## start WORKING DATA

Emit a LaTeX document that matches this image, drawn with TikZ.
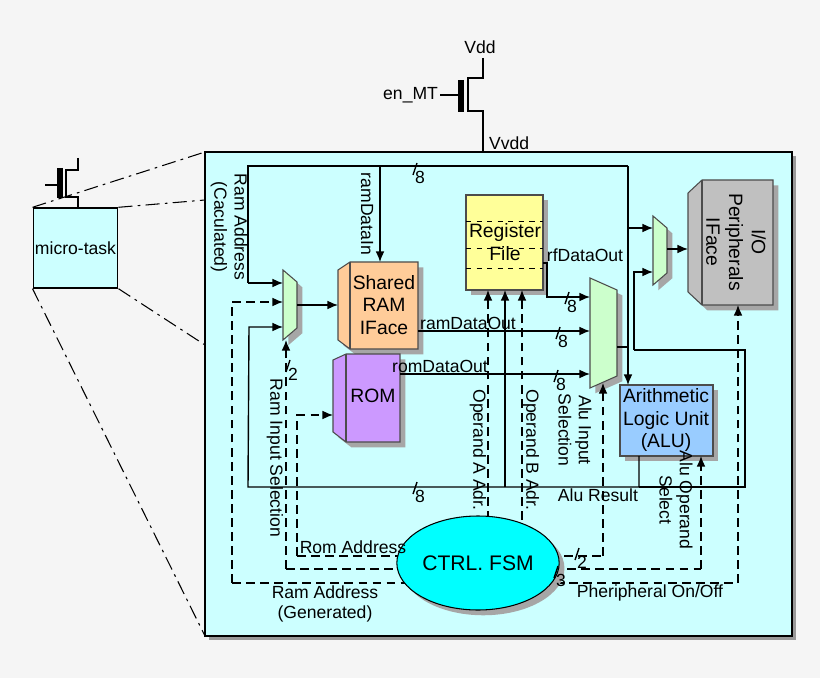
\documentclass[tikz,border=0pt]{standalone}
\usepackage{fontspec}
\setmainfont{Liberation Sans}
\usetikzlibrary{arrows.meta,shadows,shapes.geometric}
\definecolor{pagebg}{HTML}{F5F5F5}
\definecolor{chipbg}{HTML}{CCFFFF}
\definecolor{muxfill}{HTML}{CCFFCC}
\definecolor{ramfill}{HTML}{FFCC99}
\definecolor{romfill}{HTML}{CC99FF}
\definecolor{rffill}{HTML}{FFFF99}
\definecolor{alufill}{HTML}{99CCFF}
\definecolor{iofill}{HTML}{C0C0C0}
\definecolor{fsmfill}{HTML}{00FFFF}
\tikzset{
  wire/.style={line width=0.8pt},
  sig/.style={wire,-{Latex[length=6pt,width=5pt]}},
  ctl/.style={sig,dash pattern=on 5pt off 3pt},
  dctl/.style={wire,dash pattern=on 5pt off 3pt},
  blk/.style={draw=black!70,line width=0.6pt,drop shadow={shadow xshift=3pt,shadow yshift=-3pt,fill=black!35,opacity=1}},
  lbl/.style={font=\fontsize{10}{11.5}\selectfont,inner sep=1pt,align=center},
}
% bus width mark
\newcommand{\bw}[3]{\draw[wire] (#1-2,#2+6) -- (#1+2,#2-6);
  \node[lbl,inner sep=0pt] at (#1+5,#2+8) {#3};}
% multiplexer: left x, top, bottom, right x, inset
\newcommand{\mux}[6]{\draw[blk,fill=muxfill] (#2,#3) -- (#5,#3+#6) -- (#5,#4-#6) -- (#2,#4) -- cycle;
  \coordinate (#1) at ({(#2+#5)/2},{(#3+#4)/2});}
\begin{document}
\begin{tikzpicture}[x=0.02cm,y=-0.02cm]
\useasboundingbox (0,0) rectangle (820,678);
\fill[pagebg] (0,0) rectangle (820,678);

% main chip
\draw[fill=chipbg,line width=1pt,drop shadow={shadow xshift=2pt,shadow yshift=-2pt,fill=black!40,opacity=1}] (205,152) rectangle (792,636);
\node[draw,line width=0.8pt,fill=chipbg,minimum width=83*0.02cm,minimum height=80*0.02cm,lbl] (task) at (75.5,248) {micro-task};

% zoom lines
\draw[wire,line width=0.6pt,dash pattern=on 8pt off 3pt on 1.5pt off 3pt] (task.north west) -- (205,152);
\draw[wire,line width=0.6pt,dash pattern=on 8pt off 3pt on 1.5pt off 3pt] (task.north east) -- (205,200);
\draw[wire,line width=0.6pt,dash pattern=on 8pt off 3pt on 1.5pt off 3pt] (task.south east) -- (205,345);
\draw[wire,line width=0.6pt,dash pattern=on 8pt off 3pt on 1.5pt off 3pt] (task.south west) -- (205,636);

% small switch
\draw[wire] (78,158) -- (78,170) -- (66,170) -- (66,197) -- (78,197) -- (task.north -| 78,0);
\draw[line width=3pt] (60,168) -- (60,198);
\draw[wire] (45,185) -- (60,185);

% power switch
\node[lbl] (vdd) at (480,47) {Vdd};
\node[lbl,anchor=east] (enmt) at (440,95) {en\_MT};
\node[lbl,anchor=west] (vvdd) at (487,143) {Vvdd};
\draw[wire] (483,58) -- (483,78) -- (468,78) -- (468,111) -- (483,111) -- (483,152);
\draw[line width=3pt] (461,80) -- (461,112);
\draw[wire] (enmt.east) -- (461,95);

% blocks
\draw[blk,fill=ramfill] (338,270) -- (350,262) -- (418,262) -- (418,349) -- (350,349) -- (338,340) -- cycle;
\draw[line width=0.6pt,draw=black!70] (350,262) -- (350,349);
\node[lbl,font=\fontsize{11}{13}\selectfont] (ram) at (384,305) {Shared\\RAM\\IFace};
\draw[blk,fill=romfill] (333,360) -- (346,354) -- (400,354) -- (400,442) -- (346,442) -- (333,432) -- cycle;
\draw[line width=0.6pt,draw=black!70] (346,354) -- (346,442);
\node[lbl,font=\fontsize{11}{13}\selectfont] (rom) at (373,396) {ROM};
\draw[blk,fill=rffill] (466,195) rectangle (543,290);
\foreach \y in {221,248,268}
  \draw[line width=0.5pt,dashed] (466,\y) -- (543,\y);
\node[lbl,font=\fontsize{11}{13}\selectfont] (rf) at (505,242) {Register\\File};
\draw[blk,fill=alufill] (620,385) rectangle (713,456);
\node[lbl,font=\fontsize{11}{13}\selectfont] (alu) at (666,420) {Arithmetic\\Logic Unit\\(ALU)};
\draw[blk,fill=iofill] (688,193) -- (702,180) -- (773,180) -- (773,305) -- (702,305) -- (688,292) -- cycle;
\draw[line width=0.6pt,draw=black!70] (702,180) -- (702,305);
\node[lbl,rotate=-90,font=\fontsize{11}{13}\selectfont] (io) at (736,242) {I/O\\Peripherals\\IFace};

% multiplexers
\mux{mram}{283}{270}{340}{297}{12}
\mux{malu}{590}{278}{388}{617}{12}
\mux{mio}{653}{216}{285}{667}{12}

% data buses
\draw[wire] (248,283) -- (248,166) -- (628,166);
\draw[sig] (628,166) -- (628,385);
\draw[sig] (248,283) -- (283,283);
\draw[sig] (380,166) -- (380,262);
\bw{415}{169}{8}
\draw[sig] (297,305) -- (338,305);
\draw[sig] (543,263) -- (547,263) -- (547,297) -- (590,297);
\bw{567}{298}{8}
\draw[sig] (418,331) -- (590,331);
\bw{558}{333}{8}
\draw[sig] (400,374) -- (590,374);
\bw{556}{376}{8}
\draw[wire] (617,347) -- (628,347);
\draw[sig] (628,228) -- (653,228);
\draw[sig] (667,249) -- (688,249);
\draw[sig] (639,456) -- (639,487) -- (248,487) -- (249,327) -- (283,327);
\draw[wire] (639,487) -- (745,487) -- (745,350) -- (634,350);
\draw[sig] (634,350) -- (634,272) -- (653,272);
\draw[sig] (505,487) -- (505,290);
\bw{415}{488}{8}

% control lines
\draw[dctl] (232,583) -- (738,583);
\draw[ctl] (232,583) -- (232,302) -- (283,302);
\draw[dctl] (286,569) -- (701,569);
\draw[ctl] (286,569) -- (286,340);
\bw{288}{366}{2}
\draw[dctl] (297,556) -- (603,556);
\draw[ctl] (297,556) -- (297,415) -- (333,415);
\draw[ctl] (603,556) -- (603,383);
\draw[ctl] (701,569) -- (701,456);
\draw[ctl] (738,583) -- (738,305);
\draw[ctl] (488,520) -- (488,290);
\draw[ctl] (522,520) -- (522,290);

\node[draw,line width=0.6pt,fill=fsmfill,ellipse,inner sep=0pt,minimum width=138*0.02cm,minimum height=94*0.02cm,lbl,font=\fontsize{12}{14}\selectfont,drop shadow={shadow xshift=3pt,shadow yshift=-3pt,fill=black!35,opacity=1}] (fsm) at (478,563) {CTRL. FSM};
\bw{577}{554}{2}
\bw{556}{572}{3}

% labels
\node[lbl,rotate=-90] at (229,227) {Ram Address\\(Caculated)};
\node[lbl,rotate=-90] at (367,214) {ramDataIn};
\node[lbl] at (468,323) {ramDataOut};
\node[lbl] at (440,366) {romDataOut};
\node[lbl] at (585,255) {rfDataOut};
\node[lbl,rotate=-90] at (275,458) {Ram Input Selection};
\node[lbl,rotate=-90] at (478,450) {Operand A Adr.};
\node[lbl,rotate=-90] at (531,450) {Operand B Adr.};
\node[lbl,rotate=-90] at (575,430) {Alu Input\\Selection};
\node[lbl,rotate=-90] at (676,500) {Alu Operand\\Select};
\node[lbl] at (598,495) {Alu Result};
\node[lbl] at (353,547) {Rom Address};
\node[lbl] at (325,604) {Ram Address\\(Generated)};
\node[lbl] at (650,593) {Pheripheral On/Off};
\end{tikzpicture}
\end{document}
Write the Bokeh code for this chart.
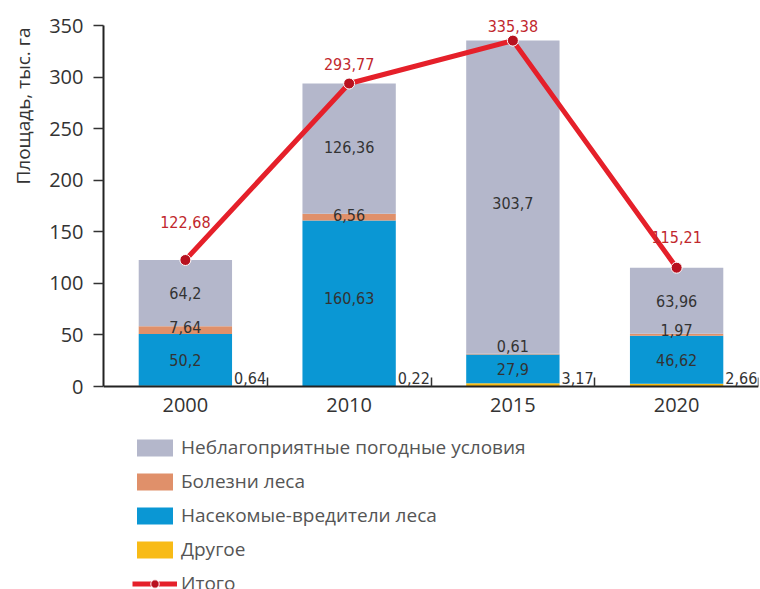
from bokeh.plotting import figure
from bokeh.models import ColumnDataSource, FixedTicker, Legend, LegendItem, Title
from bokeh.core.properties import value
from bokeh.embed import file_html
from bokeh.resources import INLINE

# ---- data ----
years = ["2000", "2010", "2015", "2020"]
other = [0.64, 0.22, 3.17, 2.66]
insects = [50.2, 160.63, 27.9, 46.62]
disease = [7.64, 6.56, 0.61, 1.97]
weather = [64.2, 126.36, 303.7, 63.96]
total = [122.68, 293.77, 335.38, 115.21]
y_ticks = [0, 50, 100, 150, 200, 250, 300, 350]
series_names = ["Неблагоприятные погодные условия", "Болезни леса",
                "Насекомые-вредители леса", "Другое", "Итого"]
y_title = "Площадь, тыс. га"

# ---- styles ----
C_WEATHER = "#b4b7cb"
C_DISEASE = "#e0906a"
C_INSECT = "#0a97d4"
C_OTHER = "#f8bb16"
C_LINE = "#e5202a"
C_POINT = "#b8111f"
C_TOTAL_TXT = "#c1272d"
TXT = "#333333"
FONT = "Open Sans"
NARROW = value("'DejaVu Sans Condensed', sans-serif")
LBL_SIZE = "16px"
BAR_W = 0.57


def fmt(v):
    return f"{v:g}".replace(".", ",")


x = [i + 0.5 for i in range(len(years))]
src = ColumnDataSource(dict(x=x, other=other, insects=insects, disease=disease,
                            weather=weather, total=total))

# frame spans the whole height; the x axis is pinned at y = 0 and the
# legend sits in the frame area below it
p = figure(width=760, height=589, x_range=(0, 4), y_range=(-196.8, 363.6),
           output_backend="svg", toolbar_location=None,
           min_border_left=102, min_border_right=2, min_border_top=11,
           min_border_bottom=0)
p.grid.visible = False
p.outline_line_color = None

bars = p.vbar_stack(["other", "insects", "disease", "weather"], x="x", width=BAR_W,
                    source=src, color=[C_OTHER, C_INSECT, C_DISEASE, C_WEATHER],
                    line_color=None)
r_other, r_insect, r_disease, r_weather = bars

line_r = p.line("x", "total", source=src, line_color=C_LINE, line_width=5)
pt_r = p.scatter("x", "total", source=src, size=11, fill_color=C_POINT,
                 line_color="white", line_width=1)

# ---- value labels ----
n = len(years)
ins_mid = [other[i] + insects[i] / 2 for i in range(n)]
dis_mid = [other[i] + insects[i] + disease[i] / 2 for i in range(n)]
wea_mid = [other[i] + insects[i] + disease[i] + weather[i] / 2 for i in range(n)]
dis_dy = [-3, -2, -8, -5]
ins_dy = [0, -5, 0, 0]
wea_dy = [0, -2, 6, 0]
tot_dy = [-38, -20, -15, -31]

lab_kw = dict(text_font=NARROW, text_font_size=LBL_SIZE, text_color=TXT,
              text_align="center", text_baseline="middle")
p.text(x=x, y=ins_mid, text=[fmt(v) for v in insects], y_offset=ins_dy, **lab_kw)
p.text(x=x, y=dis_mid, text=[fmt(v) for v in disease], y_offset=dis_dy, **lab_kw)
p.text(x=x, y=wea_mid, text=[fmt(v) for v in weather], y_offset=wea_dy, **lab_kw)
p.text(x=[xi + BAR_W / 2 for xi in x], y=[0] * n, text=[fmt(v) for v in other],
       x_offset=2, y_offset=-3, text_font=NARROW, text_font_size=LBL_SIZE,
       text_color=TXT, text_align="left", text_baseline="bottom")
p.text(x=x, y=total, text=[fmt(v) for v in total], y_offset=tot_dy,
       text_font=NARROW, text_font_size=LBL_SIZE, text_color=C_TOTAL_TXT,
       text_align="center", text_baseline="middle")

# ---- axes ----
ya = p.yaxis[0]
ya.ticker = FixedTicker(ticks=y_ticks)
ya.bounds = (0, 350)
ya.axis_line_width = 2
ya.axis_line_color = "#222222"
ya.major_tick_line_color = "#333333"
ya.major_tick_line_width = 1.5
ya.major_tick_out = 10
ya.major_tick_in = 0
ya.minor_tick_line_color = None
ya.major_label_standoff = 10
ya.major_label_text_font = FONT
ya.major_label_text_font_size = "20px"
ya.major_label_text_color = TXT

xa = p.xaxis[0]
xa.fixed_location = 0
xa.ticker = FixedTicker(ticks=x, minor_ticks=[i + 1 for i in range(n)])
xa.major_label_overrides = {xi: yr for xi, yr in zip(x, years)}
xa.axis_line_width = 2
xa.axis_line_color = "#222222"
xa.major_tick_in = 0
xa.major_tick_out = 0
xa.minor_tick_in = 9
xa.minor_tick_out = 0
xa.minor_tick_line_color = "#333333"
xa.minor_tick_line_width = 1.5
xa.major_label_standoff = 11
xa.major_label_text_font = FONT
xa.major_label_text_font_size = "20px"
xa.major_label_text_color = TXT

t = Title(text=y_title, align="right", vertical_align="top", offset=16, standoff=18,
          text_font=FONT, text_font_size="19px", text_font_style="normal",
          text_color=TXT)
p.add_layout(t, "left")

# ---- legend ----
items = [LegendItem(label=series_names[0], renderers=[r_weather]),
         LegendItem(label=series_names[1], renderers=[r_disease]),
         LegendItem(label=series_names[2], renderers=[r_insect]),
         LegendItem(label=series_names[3], renderers=[r_other]),
         LegendItem(label=series_names[4], renderers=[line_r, pt_r])]
leg = Legend(items=items, location=(29, -7), glyph_width=45, glyph_height=21,
             label_height=21, spacing=8, label_standoff=4, padding=0, margin=0,
             border_line_color=None, background_fill_alpha=0,
             label_text_font=FONT, label_text_font_size="19px",
             label_text_color="#555555")
p.add_layout(leg, "center")

open("out.html", "w").write(file_html(p, INLINE))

## end WORKING DATA

▸ GIVEN EXERCISE
Return, unchanged, the lines from the first line of the material through the line that holds "west) -- (205,636);", inclusive, omitting pictures.

▸ TASK OUTPUT
Emit a LaTeX document that matches this image, drawn with TikZ.
\documentclass[tikz,border=0pt]{standalone}
\usepackage{fontspec}
\setmainfont{Liberation Sans}
\usetikzlibrary{arrows.meta,shadows,shapes.geometric}
\definecolor{pagebg}{HTML}{F5F5F5}
\definecolor{chipbg}{HTML}{CCFFFF}
\definecolor{muxfill}{HTML}{CCFFCC}
\definecolor{ramfill}{HTML}{FFCC99}
\definecolor{romfill}{HTML}{CC99FF}
\definecolor{rffill}{HTML}{FFFF99}
\definecolor{alufill}{HTML}{99CCFF}
\definecolor{iofill}{HTML}{C0C0C0}
\definecolor{fsmfill}{HTML}{00FFFF}
\tikzset{
  wire/.style={line width=0.8pt},
  sig/.style={wire,-{Latex[length=6pt,width=5pt]}},
  ctl/.style={sig,dash pattern=on 5pt off 3pt},
  dctl/.style={wire,dash pattern=on 5pt off 3pt},
  blk/.style={draw=black!70,line width=0.6pt,drop shadow={shadow xshift=3pt,shadow yshift=-3pt,fill=black!35,opacity=1}},
  lbl/.style={font=\fontsize{10}{11.5}\selectfont,inner sep=1pt,align=center},
}
% bus width mark
\newcommand{\bw}[3]{\draw[wire] (#1-2,#2+6) -- (#1+2,#2-6);
  \node[lbl,inner sep=0pt] at (#1+5,#2+8) {#3};}
% multiplexer: left x, top, bottom, right x, inset
\newcommand{\mux}[6]{\draw[blk,fill=muxfill] (#2,#3) -- (#5,#3+#6) -- (#5,#4-#6) -- (#2,#4) -- cycle;
  \coordinate (#1) at ({(#2+#5)/2},{(#3+#4)/2});}
\begin{document}
\begin{tikzpicture}[x=0.02cm,y=-0.02cm]
\useasboundingbox (0,0) rectangle (820,678);
\fill[pagebg] (0,0) rectangle (820,678);

% main chip
\draw[fill=chipbg,line width=1pt,drop shadow={shadow xshift=2pt,shadow yshift=-2pt,fill=black!40,opacity=1}] (205,152) rectangle (792,636);
\node[draw,line width=0.8pt,fill=chipbg,minimum width=83*0.02cm,minimum height=80*0.02cm,lbl] (task) at (75.5,248) {micro-task};

% zoom lines
\draw[wire,line width=0.6pt,dash pattern=on 8pt off 3pt on 1.5pt off 3pt] (task.north west) -- (205,152);
\draw[wire,line width=0.6pt,dash pattern=on 8pt off 3pt on 1.5pt off 3pt] (task.north east) -- (205,200);
\draw[wire,line width=0.6pt,dash pattern=on 8pt off 3pt on 1.5pt off 3pt] (task.south east) -- (205,345);
\draw[wire,line width=0.6pt,dash pattern=on 8pt off 3pt on 1.5pt off 3pt] (task.south west) -- (205,636);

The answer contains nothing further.